|Law in Humanitarian Crises Volume I : How Can International Humanitarian Law Be Made Effective in Armed Conflicts? (European Commission Humanitarian Office)|
|The Laws of War: Problems of Implementation in Contemporary Conflicts|
|II. Implementation Provisions and Mechanisms|
After two world wars the need for some penal and other mechanisms for securing compliance with the laws of war was self-evident. The major treaties in the field since 1945, particularly the four 1949 Geneva Conventions, contain an unprecedented range of provisions about dissemination, instruction of armed forces, humanitarian and monitoring tasks during armed conflicts, and repressing breaches These provisions, discussed below, did not follow a single standard form, and contained many innovations.
A general trend in the post-1945 conventions has been to try to get beyond the previous unsatisfactory situation in which it was assumed that implementation was fundamentally an internal matter for states. The Nuremberg and Tokyo tribunals had self-evidently taken a bold step beyond the idea that states could be relied on to punish their own nationals. In several ways, itemized in the following sections, the Geneva Conventions and other laws of war agreements advanced the concept of international involvement in implementation - especially through proposals regarding fact-finding and universal jurisdiction for war crimes. Three agreements since 1945 have specifically provided for a United Nations role in securing implementation of their terms and in dealing with violations.
Common Article 1 of the four 1949 Geneva Conventions is often, and increasingly, viewed as providing a basis for states to involve themselves in ensuring implementation of the conventions not merely within their own territories and areas of operations, but also more generally. It says: "The High Contracting Parties undertake to respect and ensure respect for the present Convention in all circumstances". The words "and ensure respect", which had not appeared in previous conventions, have been widely seen as signifying that states, whether or not involved in a particular conflict, have a responsibility to help ensure implementation of the conventions wherever and whenever they are being violated. Such an interpretation of common Article 1 was already evident in Jean commentary, in which he said, in expansive terms going beyond the narrow confines of legal analysis: "It follows [..] that in the event of a Power failing to fulfil its obligations, the other Contracting Parties (neutral, allied or enemy) may, and should, endeavour to bring it back to an attitude of respect for the Convention". This view has prevailed in much subsequent analysis and advocacy, including at the ICRC.

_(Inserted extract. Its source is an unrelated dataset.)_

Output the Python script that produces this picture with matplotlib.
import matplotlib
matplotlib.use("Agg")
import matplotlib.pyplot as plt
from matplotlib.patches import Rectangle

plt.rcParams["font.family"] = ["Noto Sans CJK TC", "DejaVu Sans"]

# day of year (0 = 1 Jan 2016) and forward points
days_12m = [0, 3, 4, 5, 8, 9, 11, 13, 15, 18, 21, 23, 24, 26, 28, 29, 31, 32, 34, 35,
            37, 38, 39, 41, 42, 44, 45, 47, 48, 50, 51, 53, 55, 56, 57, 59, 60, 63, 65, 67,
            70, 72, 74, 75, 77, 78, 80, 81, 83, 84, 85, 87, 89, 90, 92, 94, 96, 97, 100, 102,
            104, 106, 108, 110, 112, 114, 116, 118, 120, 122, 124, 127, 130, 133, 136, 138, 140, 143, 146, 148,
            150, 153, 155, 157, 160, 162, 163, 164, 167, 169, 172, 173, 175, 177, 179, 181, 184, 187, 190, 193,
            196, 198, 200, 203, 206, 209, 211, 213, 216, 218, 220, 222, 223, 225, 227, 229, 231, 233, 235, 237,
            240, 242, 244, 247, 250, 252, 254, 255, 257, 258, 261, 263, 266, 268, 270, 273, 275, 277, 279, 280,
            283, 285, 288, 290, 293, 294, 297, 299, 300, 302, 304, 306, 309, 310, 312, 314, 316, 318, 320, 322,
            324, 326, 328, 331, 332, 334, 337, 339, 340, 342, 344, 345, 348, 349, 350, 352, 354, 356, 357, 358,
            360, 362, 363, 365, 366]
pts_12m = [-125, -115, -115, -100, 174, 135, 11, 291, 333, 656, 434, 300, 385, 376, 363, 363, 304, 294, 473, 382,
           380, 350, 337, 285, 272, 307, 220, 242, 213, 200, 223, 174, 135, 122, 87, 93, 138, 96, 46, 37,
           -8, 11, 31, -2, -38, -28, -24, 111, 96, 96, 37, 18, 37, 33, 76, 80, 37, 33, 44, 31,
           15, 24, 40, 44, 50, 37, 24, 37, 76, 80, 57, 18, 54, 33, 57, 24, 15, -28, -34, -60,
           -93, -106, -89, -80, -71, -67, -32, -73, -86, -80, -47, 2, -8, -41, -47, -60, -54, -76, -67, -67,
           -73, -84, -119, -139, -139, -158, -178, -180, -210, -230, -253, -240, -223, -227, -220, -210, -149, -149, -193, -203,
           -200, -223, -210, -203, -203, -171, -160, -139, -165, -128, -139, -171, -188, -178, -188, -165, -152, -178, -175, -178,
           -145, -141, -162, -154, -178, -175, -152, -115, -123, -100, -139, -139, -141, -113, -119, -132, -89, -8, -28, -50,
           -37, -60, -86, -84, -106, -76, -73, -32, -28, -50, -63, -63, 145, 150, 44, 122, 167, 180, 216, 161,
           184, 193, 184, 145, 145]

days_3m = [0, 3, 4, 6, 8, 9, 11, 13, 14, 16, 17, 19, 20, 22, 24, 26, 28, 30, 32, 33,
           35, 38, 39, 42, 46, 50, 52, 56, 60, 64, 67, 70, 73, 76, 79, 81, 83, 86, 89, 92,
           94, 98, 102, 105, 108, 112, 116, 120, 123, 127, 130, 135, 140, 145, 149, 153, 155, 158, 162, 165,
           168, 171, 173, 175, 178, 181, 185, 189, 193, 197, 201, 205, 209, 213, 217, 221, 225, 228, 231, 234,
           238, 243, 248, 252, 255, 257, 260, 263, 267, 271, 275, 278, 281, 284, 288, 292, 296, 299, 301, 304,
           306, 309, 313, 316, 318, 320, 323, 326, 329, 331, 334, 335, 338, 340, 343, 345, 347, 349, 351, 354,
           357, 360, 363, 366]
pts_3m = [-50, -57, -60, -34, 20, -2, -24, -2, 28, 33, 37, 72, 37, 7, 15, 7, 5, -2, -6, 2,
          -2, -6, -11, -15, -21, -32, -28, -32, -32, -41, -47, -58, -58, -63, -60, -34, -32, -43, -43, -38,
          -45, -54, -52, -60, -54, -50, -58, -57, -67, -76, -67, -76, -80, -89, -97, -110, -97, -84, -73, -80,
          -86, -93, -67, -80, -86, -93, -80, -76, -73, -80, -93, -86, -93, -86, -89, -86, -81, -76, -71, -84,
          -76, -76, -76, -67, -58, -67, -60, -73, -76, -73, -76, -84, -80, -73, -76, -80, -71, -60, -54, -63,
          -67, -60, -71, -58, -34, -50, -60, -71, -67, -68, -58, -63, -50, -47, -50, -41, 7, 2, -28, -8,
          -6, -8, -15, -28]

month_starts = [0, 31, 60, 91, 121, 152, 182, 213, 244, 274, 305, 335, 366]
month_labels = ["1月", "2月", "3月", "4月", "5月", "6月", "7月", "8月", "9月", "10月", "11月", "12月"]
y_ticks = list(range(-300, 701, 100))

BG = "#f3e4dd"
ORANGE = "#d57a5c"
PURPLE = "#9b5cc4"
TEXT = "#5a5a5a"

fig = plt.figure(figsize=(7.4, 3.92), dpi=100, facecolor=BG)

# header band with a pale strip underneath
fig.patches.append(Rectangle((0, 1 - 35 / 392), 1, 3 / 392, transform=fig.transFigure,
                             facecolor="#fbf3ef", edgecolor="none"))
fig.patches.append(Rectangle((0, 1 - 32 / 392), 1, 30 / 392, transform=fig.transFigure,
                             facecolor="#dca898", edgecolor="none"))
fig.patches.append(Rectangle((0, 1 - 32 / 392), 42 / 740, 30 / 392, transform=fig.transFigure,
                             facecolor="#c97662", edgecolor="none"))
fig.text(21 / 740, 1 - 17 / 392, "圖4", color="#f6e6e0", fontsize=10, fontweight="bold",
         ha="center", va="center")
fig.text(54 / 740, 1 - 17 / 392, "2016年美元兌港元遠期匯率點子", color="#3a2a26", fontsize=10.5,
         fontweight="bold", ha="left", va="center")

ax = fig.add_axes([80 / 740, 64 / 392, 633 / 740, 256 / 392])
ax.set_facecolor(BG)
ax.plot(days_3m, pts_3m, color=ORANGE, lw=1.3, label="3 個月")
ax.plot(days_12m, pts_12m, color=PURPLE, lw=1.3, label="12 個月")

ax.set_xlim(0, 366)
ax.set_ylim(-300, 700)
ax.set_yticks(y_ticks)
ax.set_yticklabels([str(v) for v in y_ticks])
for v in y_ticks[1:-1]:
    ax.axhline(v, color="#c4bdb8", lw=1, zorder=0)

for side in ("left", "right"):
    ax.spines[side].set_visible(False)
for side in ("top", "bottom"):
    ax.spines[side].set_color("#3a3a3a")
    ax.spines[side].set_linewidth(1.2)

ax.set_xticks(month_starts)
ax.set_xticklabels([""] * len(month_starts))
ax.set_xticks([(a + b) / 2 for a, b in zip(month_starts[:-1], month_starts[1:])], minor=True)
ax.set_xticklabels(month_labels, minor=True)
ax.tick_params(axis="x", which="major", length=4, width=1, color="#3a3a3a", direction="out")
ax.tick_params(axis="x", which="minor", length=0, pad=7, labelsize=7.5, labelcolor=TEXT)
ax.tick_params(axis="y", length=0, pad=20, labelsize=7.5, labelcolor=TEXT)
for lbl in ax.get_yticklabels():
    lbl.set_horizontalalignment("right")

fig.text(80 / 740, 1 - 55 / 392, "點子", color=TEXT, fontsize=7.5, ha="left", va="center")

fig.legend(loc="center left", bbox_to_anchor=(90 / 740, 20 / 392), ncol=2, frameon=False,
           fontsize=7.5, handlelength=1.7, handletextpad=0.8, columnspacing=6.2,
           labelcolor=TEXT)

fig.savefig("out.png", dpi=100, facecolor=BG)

This interpretation of Article 1 does not appear to have a basis in the negotiating history of the 1949 Geneva Conventions. In the various meetings at Stockholm and Geneva, the words "to ensure respect" had another meaning: to ensure that the whole population of a country which was party to the conventions would respect the law in all circumstances, even perhaps in the case of civil war. There appears to be little or nothing in the records of the 1949 Diplomatic Conference to suggest an awareness on the part of government delegates, or indeed ICRC participants, that the phrase "to ensure respect" implied anything beyond this.
Whatever the original intention behind it, the interpretation of common Article 1 as implying a duty to promote implementation generally has helped to bring the question of implementation of the laws of war more centrally into the discourse of states and the activities of international organizations. It played some part in the EC Dublin summit Declaration on the Middle East of 26 June 1990. States are indeed at liberty to interpret, or reinterpret, their obligations under Article 1 in this way; and it may be especially appropriate to do so in view of developments since 1949, including the world-wide concern over laws of war issues. Yet states need to be aware that in so doing they are entering difficult territory, probably not envisaged by the negotiators of the 1949 conventions, and containing pitfalls for the unwary.